让AI视频生成不再“鬼影重重”:用追踪点教模型看懂运动
现在的AI能从一段普通视频生成“新视角”视频——比如你拍了一段街舞,AI能模拟从侧面看的效果。但问题在于:AI经常搞错物体怎么动,导致画面扭曲或“鬼影”。这篇论文发现,AI模型内部某些层其实知道物体该往哪动,只是没用好。于是他们加了一个“追踪点”监督:让模型在生成新视角时,同时预测几个关键点(比如舞者的肩膀、膝盖)在下一帧和另一个视角的位置。训练时强制这些预测和真实运动一致,结果生成视频的运动连贯性和视角一致性大幅提升。它不是你能直接用的工具,但揭示了“让AI自己学会追踪运动”是解决视频生成抖动的关键路径。
📄 原文摘要(英文)
Synthesizing a novel-view video from a monocular reference video along a target camera trajectory requires both geometric consistency and motion fidelity with respect to the reference video.
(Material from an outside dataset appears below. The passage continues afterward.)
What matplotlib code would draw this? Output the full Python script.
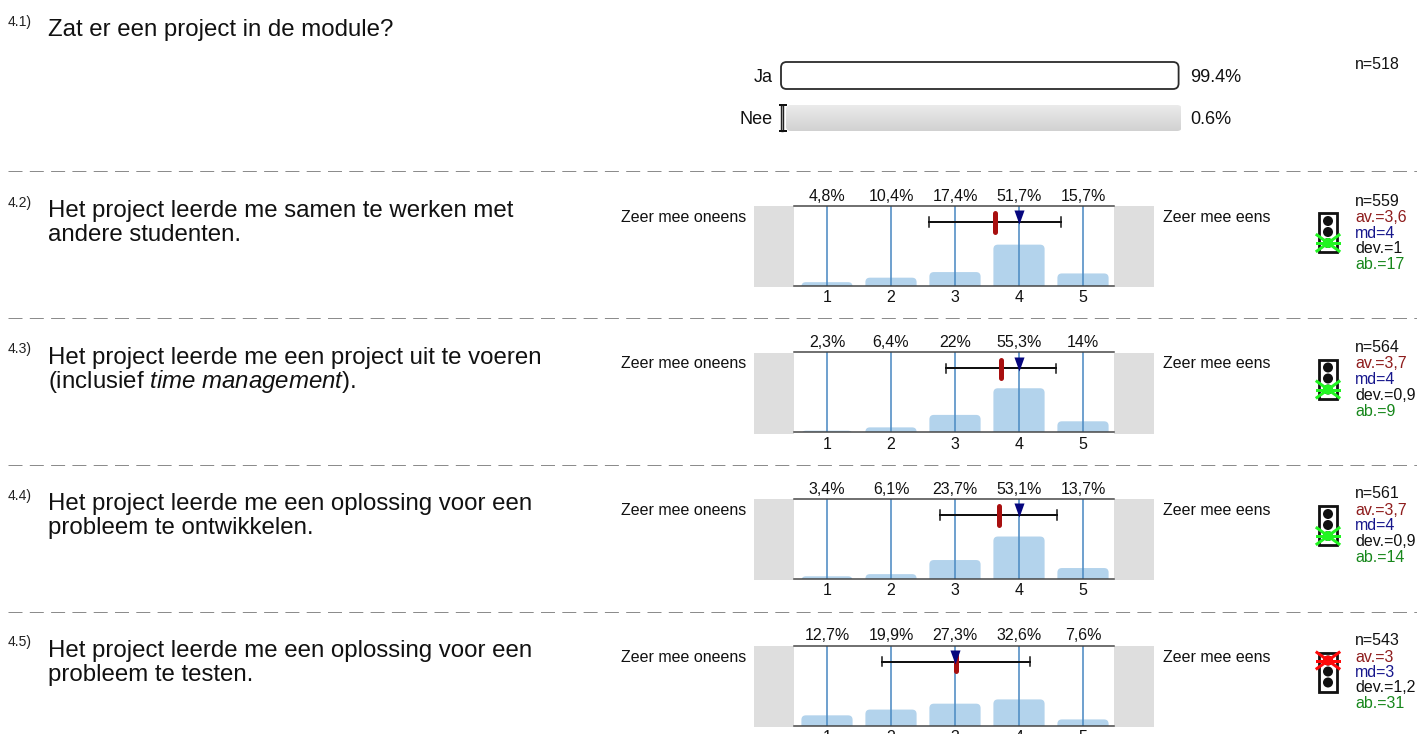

Existing methods based on explicit 3D representations are limited by the accuracy of off-the-shelf reconstruction modules, which often produce inaccurate geometry for dynamic objects in monocular videos. In contrast, camera-conditioning-only methods can achieve high visual quality but often struggle to preserve geometric and motion consistency. In this work, we introduce MVTrack4Gen (Multi-View point Tracking for Novel-View Generation), a motion-aware training framework that leverages multi-view point tracking as an additional geometric and motion supervision signal for camera-conditioning-only novel-view video diffusion models. Our key finding is that specific attention layers encode strong correspondence cues, where query features attend to key features at geometrically corresponding locations across views and over time, and the misalignment of these correspondences causes motion inconsistency. Based on this observation, we route these features into an auxiliary multi-view tracking head and jointly train the diffusion model with a point-tracking objective. By explicitly strengthening these motion-aware correspondences, MVTrack4Gen improves existing models to better follow the motion in the reference view and maintain cross-view geometric consistency. Across diverse benchmarks, our method achieves state-of-the-art geometric consistency and competitive camera accuracy.